The end of the Home Army did not mean the end of the Resistance. The AK structure that was designated for dealing with the Soviets was the NIE (Niepodleglosc) and they continued operating until August 1945. There were several Resistance groups that saw the Soviets as occupiers no different from the Germans and they sought Polish liberation. A Resistance of 50,000 members in different groups sprung up to fight the Soviets. Resistance groups that continued after the end of the war became known as Cursed Soldiers because of the likelihood of being caught and killed by the Red Army.

In an attempt to stop the partisan violence in Poland, many groups came out of the woods and surrendered under the promise of freedom in 1947. Many of them were arrested anyway. A post-AK group, Wolnosc I Niezawislosc, was formed as a way to help those AK veterans transition to civilian life and escape persecution.

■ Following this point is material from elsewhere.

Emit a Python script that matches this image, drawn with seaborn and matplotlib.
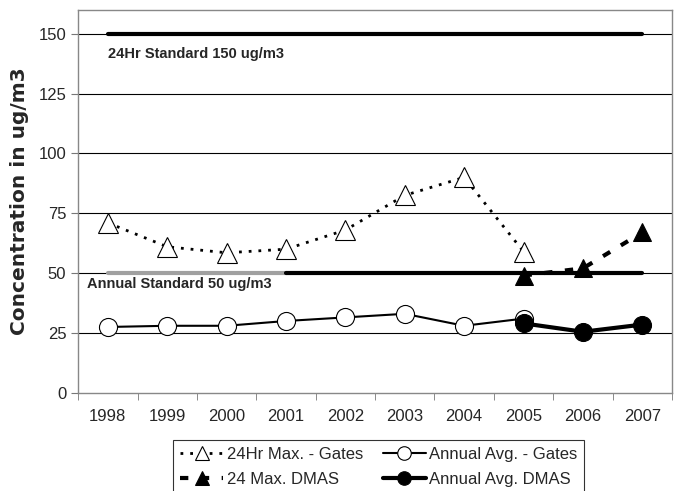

The members of the group were considered enemies of the state and rarely had the funds they needed. Their operations largely stopped after 1947 and the group disbanded in 1952.

Other Resistance groups continued operating as hundreds of thousands of Polish civilians were arrested and killed under accusations that they were members of the opposition. Millions of citizens were considered suspects and were subjected to investigation. In 1956, 35,000 former AK members were released from prison, but still some Resistance groups continued. The last “cursed soldier” was killed in 1963. This finally brought an end to the WWII Resistance movement against the Soviets.